* TASK: Nothing beyond the line containing "minimum size=2.8cm] (c2)" is to be printed; print exactly each line from the start of the records below through that line, leaving out pictures.

--- START OF EXERCISE INPUT ---

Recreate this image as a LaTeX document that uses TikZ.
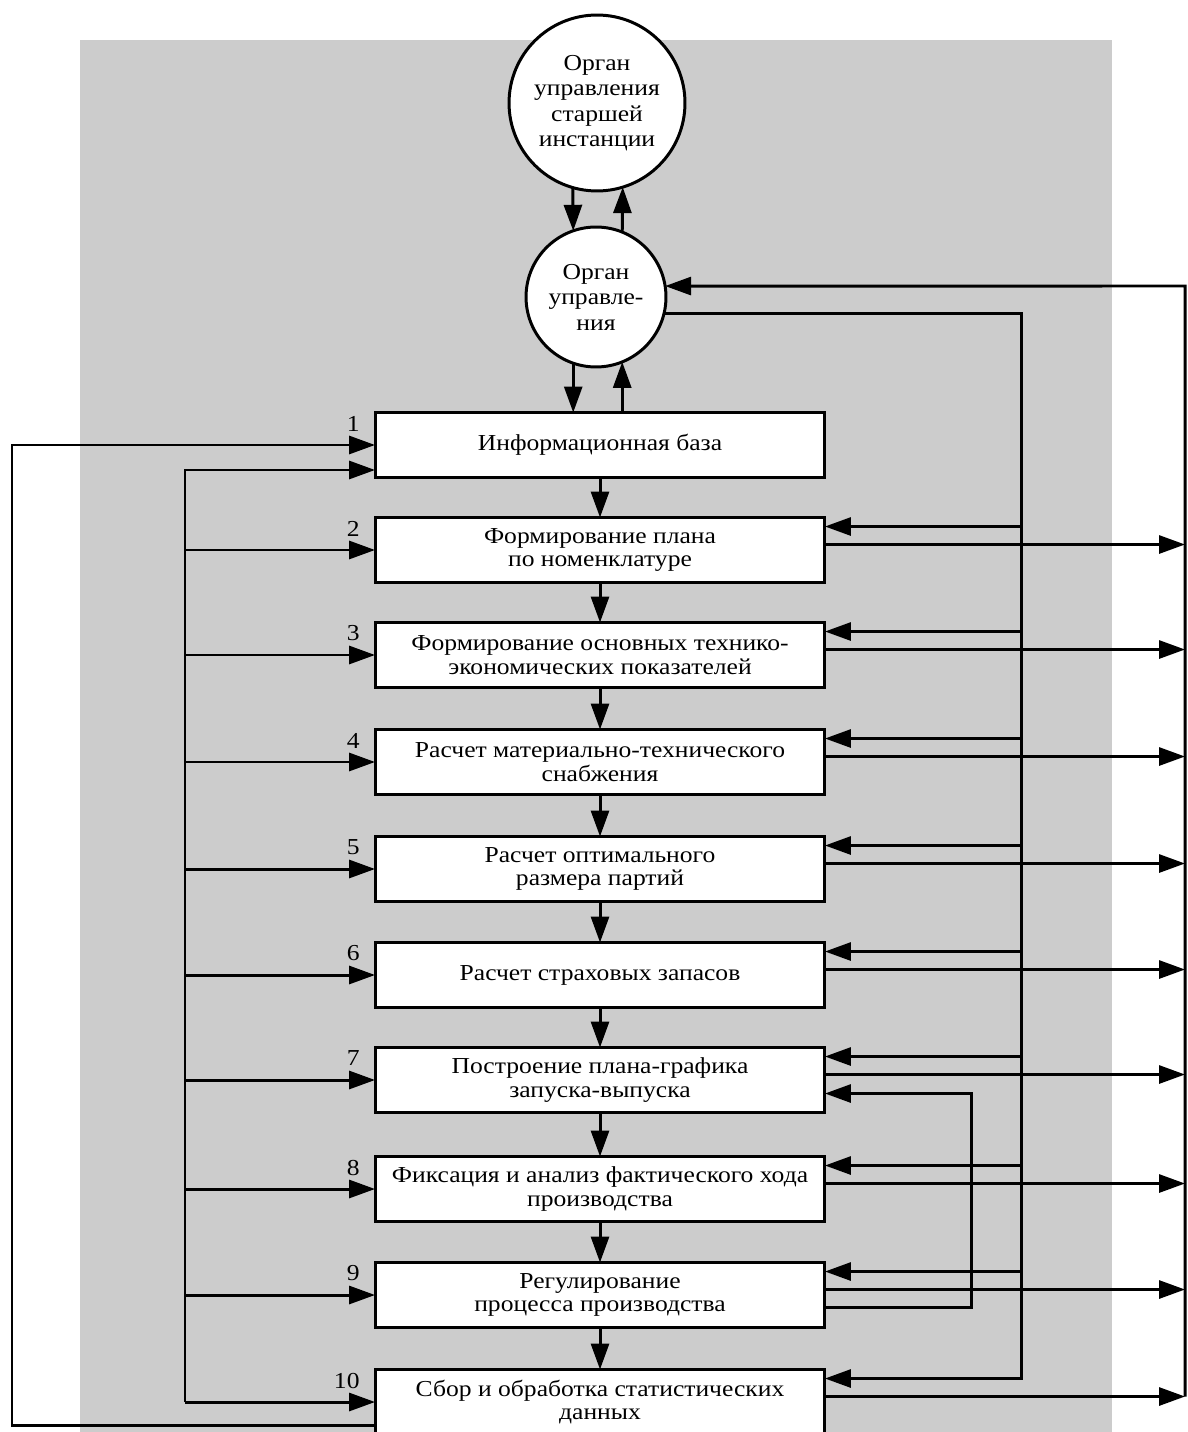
\documentclass[tikz,border=0pt]{standalone}
\usepackage{fontspec}
\setmainfont{Liberation Serif}[FakeStretch=1.12]
\usepackage{tikz}
\usetikzlibrary{arrows.meta,positioning,calc}
\definecolor{Halftone}{gray}{0.80}

\begin{document}
\begin{tikzpicture}[x=0.02cm, y=-0.02cm, line width=1.7pt,
    box/.style={draw, fill=white, minimum width=9cm, minimum height=1.3cm, inner sep=0pt, outer sep=0pt, align=center, font=\fontsize{13}{13.5}\selectfont},
    org/.style={draw, circle, fill=white, inner sep=0pt, outer sep=0pt, align=center, font=\fontsize{13}{14.5}\selectfont},
    arr/.style={-{Triangle[length=5.2mm,width=3.6mm]}},
    num/.style={anchor=east, inner sep=0pt, font=\fontsize{13}{13}\selectfont}]
    \useasboundingbox (0,0) rectangle (1187,1432);
    \fill[Halftone] (80,40) rectangle (1112,1432);

    % control bodies
    \node[org, minimum size=3.52cm] (c1) at (597,103) {Орган\\управления\\старшей\\инстанции};
    \node[org, minimum size=2.8cm] (c2) at (596,297) {Орган\\управле-\\ния};

    % planning steps
    \foreach \i/\y/\txt in {1/445/{Информационная база},
        2/550/{Формирование плана\\по номенклатуре},
        3/655/{Формирование основных технико-\\экономических показателей},
        4/762/{Расчет материально-технического\\снабжения},
        5/869/{Расчет оптимального\\размера партий},
        6/975/{Расчет страховых запасов},
        7/1080/{Построение плана-графика\\запуска-выпуска},
        8/1189/{Фиксация и анализ фактического хода\\производства},
        9/1295/{Регулирование\\процесса производства},
        10/1402/{Сбор и обработка статистических\\данных}} {
      \node[box] (b\i) at (600,\y) {\txt};
      \node[num] at ($(b\i.north west)+(-14,11)$) {\i};
    }
    \foreach \i [count=\j from 2] in {1,...,9}
      \draw[arr] (b\i) -- (b\j);

    \draw[arr] (c1.-106) -- (c2.109);
    \draw[arr] (c2.68) -- (c1.-73.5);
    \draw[arr] (c2.-109) -- (b1.north -| c2.-109);
    \draw[arr] (b1.north -| c2.-68) -- (c2.-68);

    % right side: orders down, reports up
    \coordinate (busR) at (1021,314);
    \coordinate (colR) at (1185,286);
    \coordinate (fbk) at (971,0);
    \foreach \i in {2,...,10} {
      \coordinate (in\i) at ($(b\i.north east)+(0,9)$);
      \coordinate (out\i) at ($(b\i.north east)+(0,27)$);
      \draw[arr] (out\i) -- (out\i -| colR);
    }
    \draw[arr] (c2.-14) -| (in10 -| busR) -- (in10);
    \foreach \i in {2,...,9}
      \draw[arr] (in\i -| busR) -- (in\i);
    \draw[arr] (out10 -| colR) -- (colR) -- (c2.9);

    % regulation back to the schedule
    \coordinate (fbO) at ($(b9.north east)+(0,45)$);
    \coordinate (fbI) at ($(b7.north east)+(0,46)$);
    \draw[arr] (fbO) -- (fbO -| fbk) -- (fbI -| fbk) -- (fbI);

    % left side
    \coordinate (lbus) at (185,0);
    \coordinate (lout) at (12,0);
    \draw[arr] (b10.west -| lbus) |- ($(b1.west)+(0,25)$);
    \foreach \i in {2,...,10}
      \draw[arr] (b\i.west -| lbus) -- (b\i.west);
    \coordinate (o10) at ($(b10.north west)+(0,56)$);
    \draw[arr] (o10) -- (o10 -| lout) -- (b1.west -| lout) -- (b1.west);
  \end{tikzpicture}
\end{document}
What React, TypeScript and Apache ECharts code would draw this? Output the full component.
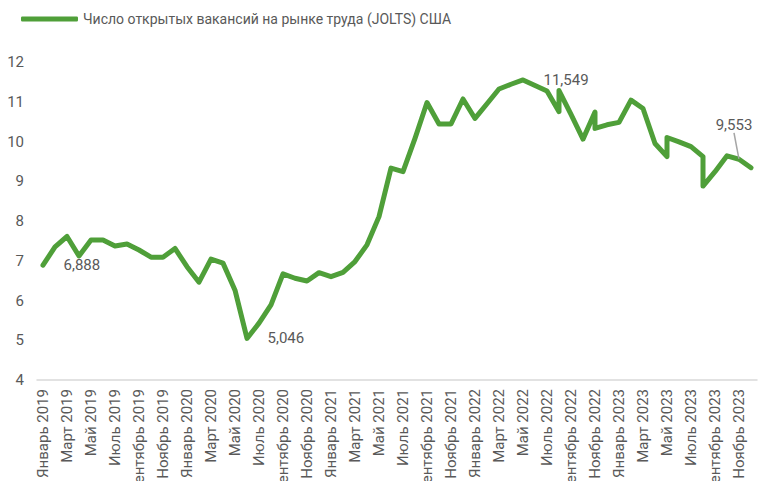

--- END OF EXERCISE INPUT ---

* EXERCISE SOLUTION:
Recreate this image as a LaTeX document that uses TikZ.
\documentclass[tikz,border=0pt]{standalone}
\usepackage{fontspec}
\setmainfont{Liberation Serif}[FakeStretch=1.12]
\usepackage{tikz}
\usetikzlibrary{arrows.meta,positioning,calc}
\definecolor{Halftone}{gray}{0.80}

\begin{document}
\begin{tikzpicture}[x=0.02cm, y=-0.02cm, line width=1.7pt,
    box/.style={draw, fill=white, minimum width=9cm, minimum height=1.3cm, inner sep=0pt, outer sep=0pt, align=center, font=\fontsize{13}{13.5}\selectfont},
    org/.style={draw, circle, fill=white, inner sep=0pt, outer sep=0pt, align=center, font=\fontsize{13}{14.5}\selectfont},
    arr/.style={-{Triangle[length=5.2mm,width=3.6mm]}},
    num/.style={anchor=east, inner sep=0pt, font=\fontsize{13}{13}\selectfont}]
    \useasboundingbox (0,0) rectangle (1187,1432);
    \fill[Halftone] (80,40) rectangle (1112,1432);

    % control bodies
    \node[org, minimum size=3.52cm] (c1) at (597,103) {Орган\\управления\\старшей\\инстанции};
    \node[org, minimum size=2.8cm] (c2) at (596,297) {Орган\\управле-\\ния};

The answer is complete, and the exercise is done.